PipelineForge has its own schema that compiles down to GitHub Actions YAML. Engineers define pipelines in PipelineForge’s format; the tool generates the Actions YAML and keeps it in sync. This means PipelineForge can validate pipeline logic, not just syntax.

Decision 2: Immutable deployment ledger in PostgreSQL

Every deployment event is written to an append-only ledger — no updates, no deletes. Each record contains: who triggered it, the exact git SHA deployed, every stage’s exit code and duration, environment variables used (hashed), and the diff from the previous deployment.

This made rollbacks trivial: you’re not “rolling back” — you’re deploying a previous ledger entry. The team went from 45-minute rollbacks to under 3 minutes.

Decision 3: WebSocket-first for the execution view

Watching a deployment in real time via WebSockets completely changed the team’s behavior around deployments.
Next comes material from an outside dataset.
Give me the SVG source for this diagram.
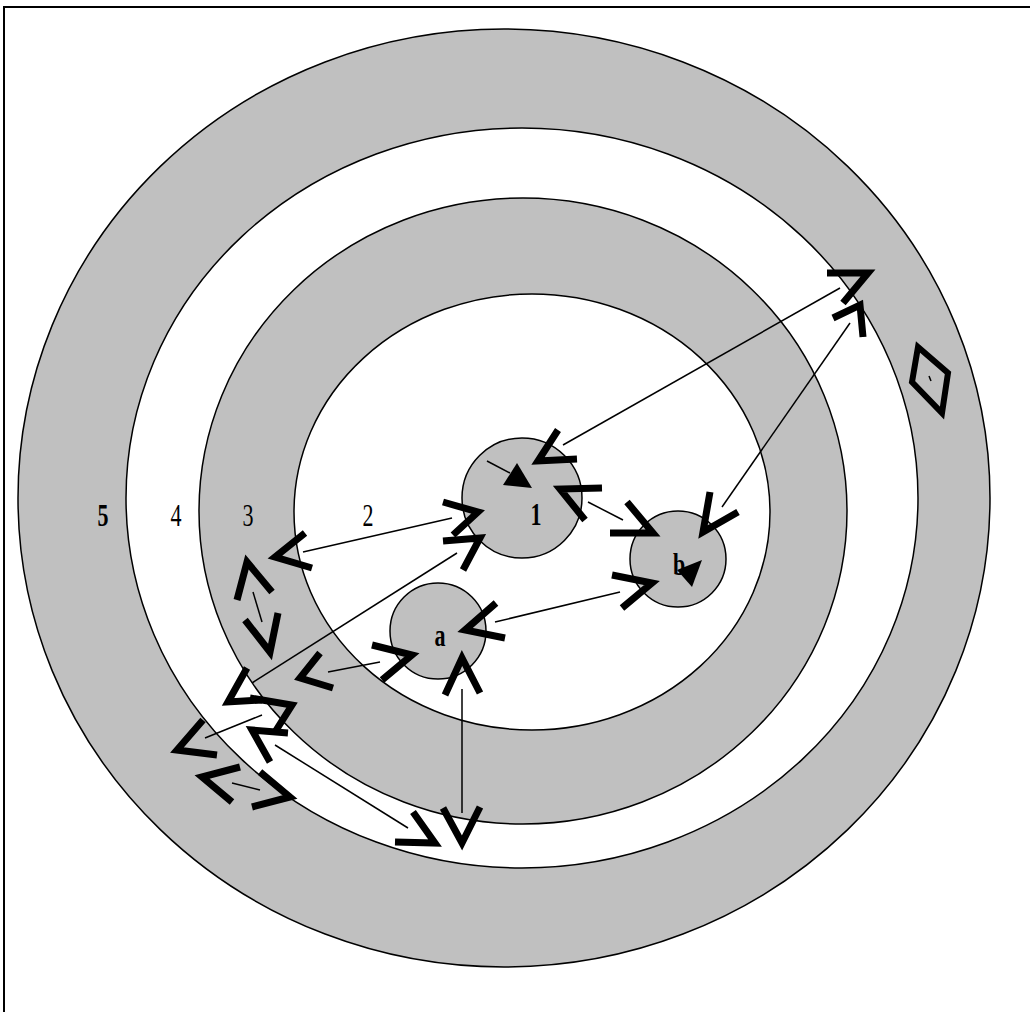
<svg xmlns="http://www.w3.org/2000/svg" width="1030" height="1012" viewBox="0 0 1030 1012">
<style>
.ring{stroke:#000;stroke-width:1.5}
.g{fill:#c0c0c0}
.w{fill:#fff}
.node{fill:#c0c0c0;stroke:#000;stroke-width:1.5}
.ah{fill:none;stroke:#000;stroke-width:7;stroke-linejoin:miter;stroke-linecap:butt;stroke-miterlimit:10}
.ln{fill:none;stroke:#000;stroke-width:1.5}
.lbl{font-family:"Liberation Serif","Times New Roman",serif;font-size:22px;fill:#000}
.b{font-weight:bold}
</style>
<rect x="0" y="0" width="1030" height="1012" fill="#fff"/>
<path d="M4,1012 V7 H1030" fill="none" stroke="#000" stroke-width="2"/>
<g id="zones">
<ellipse class="ring g" cx="504" cy="498" rx="486" ry="469"/>
<ellipse class="ring w" cx="522" cy="498" rx="396" ry="370"/>
<ellipse class="ring g" cx="523" cy="511" rx="324" ry="313"/>
<ellipse class="ring w" cx="532" cy="512" rx="238" ry="218"/>
</g>
<g id="labels">
<text class="lbl b" transform="translate(103,526) scale(1,1.4)" text-anchor="middle">5</text>
<text class="lbl" transform="translate(176,526) scale(1,1.4)" text-anchor="middle">4</text>
<text class="lbl" transform="translate(248,526) scale(1,1.4)" text-anchor="middle">3</text>
<text class="lbl" transform="translate(368,526) scale(1,1.4)" text-anchor="middle">2</text>
</g>
<g id="node-1">
<circle class="node" cx="522" cy="498" r="60"/>
<text class="lbl b" transform="translate(536,525) scale(1,1.4)" text-anchor="middle">1</text>
</g>
<g id="node-b">
<circle class="node" cx="678" cy="559" r="48"/>
<text class="lbl b" transform="translate(679,575) scale(1,1.4)" text-anchor="middle">b</text>
</g>
<g id="node-a">
<circle class="node" cx="438" cy="631" r="48"/>
<text class="lbl b" transform="translate(440,646) scale(1,1.4)" text-anchor="middle">a</text>
</g>
<g id="node-diamond">
<polygon points="918,347 948,373 942,413 912,382" fill="none" stroke="#000" stroke-width="6"/>
<line x1="929" y1="376" x2="931" y2="381" stroke="#000" stroke-width="1.5"/>
</g>
<g id="connectors">
<line class="ln" x1="563" y1="445" x2="840" y2="288"/>
<line class="ln" x1="850" y1="323" x2="722" y2="507"/>
<line class="ln" x1="588" y1="502" x2="623" y2="520"/>
<line class="ln" x1="620" y1="592" x2="495" y2="622"/>
<line class="ln" x1="462" y1="689" x2="462" y2="813"/>
<line class="ln" x1="275" y1="745" x2="408" y2="828"/>
<line class="ln" x1="205" y1="738" x2="262" y2="715"/>
<line class="ln" x1="232" y1="783" x2="260" y2="790"/>
<line class="ln" x1="253" y1="592" x2="262" y2="622"/>
<line class="ln" x1="303" y1="552" x2="452" y2="518"/>
<line class="ln" x1="457" y1="553" x2="252" y2="683"/>
<line class="ln" x1="328" y1="672" x2="380" y2="662"/>
<line class="ln" x1="487" y1="461" x2="510" y2="473"/>
<polygon points="517,463 532,488 503,485" fill="#000"/>
<polygon points="677,570 702,560 692,587" fill="#000"/>
<polyline class="ah" points="558,430 538,461 577,459"/>
<polyline class="ah" points="827,273 868,273 843,303"/>
<polyline class="ah" points="833,318 860,305 863,337"/>
<polyline class="ah" points="710,492 703,532 738,512"/>
<polyline class="ah" points="602,488 560,489 585,520"/>
<polyline class="ah" points="627,502 653,533 610,533"/>
<polyline class="ah" points="612,575 652,583 622,608"/>
<polyline class="ah" points="496,603 465,630 505,638"/>
<polyline class="ah" points="445,695 462,658 480,693"/>
<polyline class="ah" points="443,808 462,843 480,807"/>
<polyline class="ah" points="413,812 435,843 395,842"/>
<polyline class="ah" points="372,645 412,655 382,680"/>
<polyline class="ah" points="320,653 300,678 333,688"/>
<polyline class="ah" points="443,502 478,512 453,535"/>
<polyline class="ah" points="443,541 480,538 463,570"/>
<polyline class="ah" points="305,533 275,557 312,568"/>
<polyline class="ah" points="237,600 247,562 272,592"/>
<polyline class="ah" points="245,620 270,652 278,613"/>
<polyline class="ah" points="247,668 228,702 262,700"/>
<polyline class="ah" points="250,698 292,705 275,732"/>
<polyline class="ah" points="288,733 252,730 270,762"/>
<polyline class="ah" points="203,720 177,750 217,755"/>
<polyline class="ah" points="240,767 202,777 232,802"/>
<polyline class="ah" points="260,772 290,797 252,807"/>
</g>
</svg>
Instead of triggering a deploy and walking away, engineers started watching them. This sounds small but it caught 6 incidents in the first month before they reached production — engineers saw something unexpected in the logs and paused.

Decision 4: Auto-rollback on health check failure

After deployment, PipelineForge polls the health check endpoint of the deployed service for 5 minutes. If it fails to come up, it automatically triggers a rollback using the previous ledger entry and pages the on-call engineer. This feature alone accounts for most of the incident reduction.
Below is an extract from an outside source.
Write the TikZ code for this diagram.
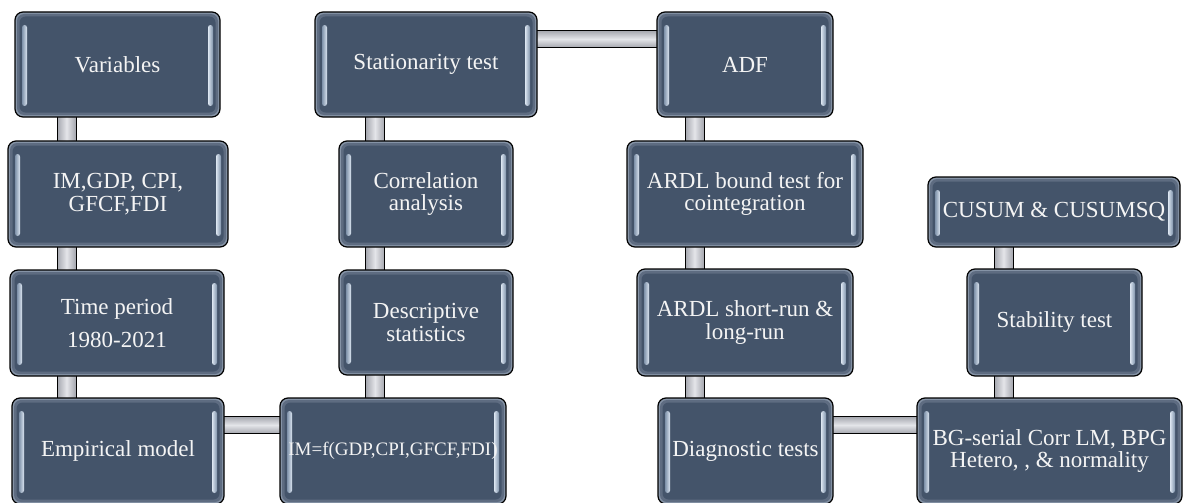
\documentclass[tikz,border=0pt]{standalone}
\usepackage{fontspec}
\setmainfont{Liberation Serif}
\usetikzlibrary{calc}
\pgfdeclarelayer{bars}
\pgfsetlayers{bars,main}

\definecolor{slate}{HTML}{44546A}
\definecolor{glowouter}{HTML}{8593A6}
\definecolor{glowmid}{HTML}{5E6C81}
\definecolor{gloss}{HTML}{DCE6F1}
\definecolor{glossdark}{HTML}{7F92AA}
\definecolor{textwhite}{HTML}{F4F4F4}
\definecolor{barlight}{HTML}{E4E5E9}
\definecolor{bardark}{HTML}{A4A6AE}

\tikzset{
  stepbox/.style={
    shape=rectangle, rounded corners=8pt, draw=black, line width=1.2pt,
    fill=glowouter, text=textwhite, align=center, inner sep=0pt,
    font=\fontsize{23}{22.5}\selectfont,
    path picture={
      \coordinate (nw) at (path picture bounding box.north west);
      \coordinate (se) at (path picture bounding box.south east);
      \coordinate (ne) at (se |- nw);
      \coordinate (sw) at (nw |- se);
      \path[draw=none, fill=glowmid, rounded corners=7pt]
        ($(nw)+(2pt,-2pt)$) rectangle ($(se)+(-2pt,2pt)$);
      \path[draw=none, fill=slate, rounded corners=6pt]
        ($(nw)+(4.5pt,-4.5pt)$) rectangle ($(se)+(-4.5pt,4.5pt)$);
      % glossy edge highlights
      \shade[draw=none, left color=glossdark, right color=gloss, rounded corners=2.5pt]
        ($(nw)+(7pt,-13pt)$) rectangle ($(sw)+(12pt,11pt)$);
      \shade[draw=none, left color=gloss, right color=glossdark, rounded corners=2.5pt]
        ($(ne)+(-12pt,-13pt)$) rectangle ($(se)+(-7pt,11pt)$);
    }
  },
  vbar/.style={draw=black, line width=1pt,
    left color=bardark, right color=bardark, middle color=barlight},
  hbar/.style={draw=black, line width=1pt,
    top color=bardark, bottom color=bardark, middle color=barlight},
}

\begin{document}
\begin{tikzpicture}[x=1pt, y=-1pt]
\useasboundingbox (0,0) rectangle (1184,503);

% column 1
\node[stepbox, minimum width=205pt, minimum height=105pt] (var)   at (117.5,64.5) {Variables};
\node[stepbox, minimum width=220pt, minimum height=106pt] (imgdp) at (118,194)    {IM,GDP, CPI,\\GFCF,FDI};
\node[stepbox, minimum width=214pt, minimum height=106pt] (time)  at (117,323)    {Time period\\[10pt]1980-2021};
\node[stepbox, minimum width=212pt, minimum height=106pt] (emp)   at (118,451)    {Empirical model};

% column 2
\node[stepbox, minimum width=222pt, minimum height=105pt] (stat)  at (426,64.5)   {Stationarity test};
\node[stepbox, minimum width=174pt, minimum height=106pt] (corr)  at (426,194)    {Correlation\\analysis};
\node[stepbox, minimum width=174pt, minimum height=105pt] (desc)  at (426,322.5)  {Descriptive\\statistics};
\node[stepbox, minimum width=226pt, minimum height=106pt, font=\fontsize{19}{19}\selectfont] (imf) at (393,451) {IM=f(GDP,CPI,GFCF,FDI)};

% column 3
\node[stepbox, minimum width=176pt, minimum height=105pt] (adf)   at (745,64.5)   {ADF};
\node[stepbox, minimum width=236pt, minimum height=106pt] (ardlb) at (745,194)    {ARDL bound test for\\cointegration};
\node[stepbox, minimum width=216pt, minimum height=107pt] (ardls) at (745,322.5)  {ARDL short-run \&\\long-run};
\node[stepbox, minimum width=175pt, minimum height=106pt] (diag)  at (745.5,451)  {Diagnostic tests};

% column 4
\node[stepbox, minimum width=252pt, minimum height=70pt]  (cusum) at (1054,212)   {CUSUM \& CUSUMSQ};
\node[stepbox, minimum width=175pt, minimum height=107pt] (stab)  at (1054.5,322.5) {Stability test};
\node[stepbox, minimum width=265pt, minimum height=106pt] (bg)    at (1049.5,451) {BG-serial Corr LM, BPG\\Hetero, , \& normality};

% edges of the connecting bars
\coordinate (c1l) at (57,0);   \coordinate (c1r) at (76,0);
\coordinate (c2l) at (365.5,0);\coordinate (c2r) at (384.5,0);
\coordinate (c3l) at (685,0);  \coordinate (c3r) at (704,0);
\coordinate (c4l) at (994,0);  \coordinate (c4r) at (1013,0);
\coordinate (r1t) at (0,30.5); \coordinate (r1b) at (0,47.5);
\coordinate (r4t) at (0,416.5);\coordinate (r4b) at (0,433.5);

\begin{pgfonlayer}{bars}
  \draw[vbar] (c1l |- var.center)   rectangle (c1r |- imgdp.center);
  \draw[vbar] (c1l |- imgdp.center) rectangle (c1r |- time.center);
  \draw[vbar] (c1l |- time.center)  rectangle (c1r |- emp.center);

  \draw[vbar] (c2l |- stat.center)  rectangle (c2r |- corr.center);
  \draw[vbar] (c2l |- corr.center)  rectangle (c2r |- desc.center);
  \draw[vbar] (c2l |- desc.center)  rectangle (c2r |- imf.center);

  \draw[vbar] (c3l |- adf.center)   rectangle (c3r |- ardlb.center);
  \draw[vbar] (c3l |- ardlb.center) rectangle (c3r |- ardls.center);
  \draw[vbar] (c3l |- ardls.center) rectangle (c3r |- diag.center);

  \draw[vbar] (c4l |- cusum.center) rectangle (c4r |- stab.center);
  \draw[vbar] (c4l |- stab.center)  rectangle (c4r |- bg.center);

  \draw[hbar] (stat.center |- r1t) rectangle (adf.center |- r1b);
  \draw[hbar] (emp.center |- r4t)  rectangle (imf.center |- r4b);
  \draw[hbar] (diag.center |- r4t) rectangle (bg.center |- r4b);
\end{pgfonlayer}
\end{tikzpicture}
\end{document}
PipelineForge went live to the full team in month 3. The impact was measurable within the first 30 days.

At the 6-month mark:

• Deployment incidents dropped 70% — from 2-3/week to under 1 every two weeks
• Mean deployment time dropped 55% — from 28 minutes to 12 minutes (parallelized stages + eliminated manual checks)
• Rollback time: 45 minutes → 3 minutes (selecting a ledger entry and confirming)
• New engineer deployment independence went from 2-3 weeks to 3 days
• Engineering team saved an estimated 40 hours/week of deployment-related coordination overhead
• Zero production incidents attributable to pipeline misconfiguration since launch

The number I’m most proud of: the average Slack messages per deployment went from 11 to 2 (one to announce start, one to confirm done).

The CTO wrote in a company postmortem review: “We ship more often now precisely because we’re less afraid of shipping.”

The tool that doesn’t get in the way wins. My first prototype had a configuration wizard with 12 steps. Engineers skipped it and used the API directly. The final product has a 3-step onboarding. Friction kills adoption, and a DevOps tool nobody uses helps nobody.

Auto-rollback needs a kill switch. On the second week after launch, an auto-rollback triggered incorrectly because the health check endpoint returned a 503 during a database migration (intentional, temporary). That false positive almost created an incident. I added a deployment flag — auto-rollback: false — for migrations. Always provide an escape hatch.

Immutable logs are a moat. Once the team had 3 months of deployment ledger data, they could answer questions they’d never been able to answer before: “How many times did service X deploy in the last quarter? What’s the average time between commit and production? Which engineer triggers the most rollbacks?” That data became a foundation for a quarterly engineering health review. The tool became more valuable the longer it ran.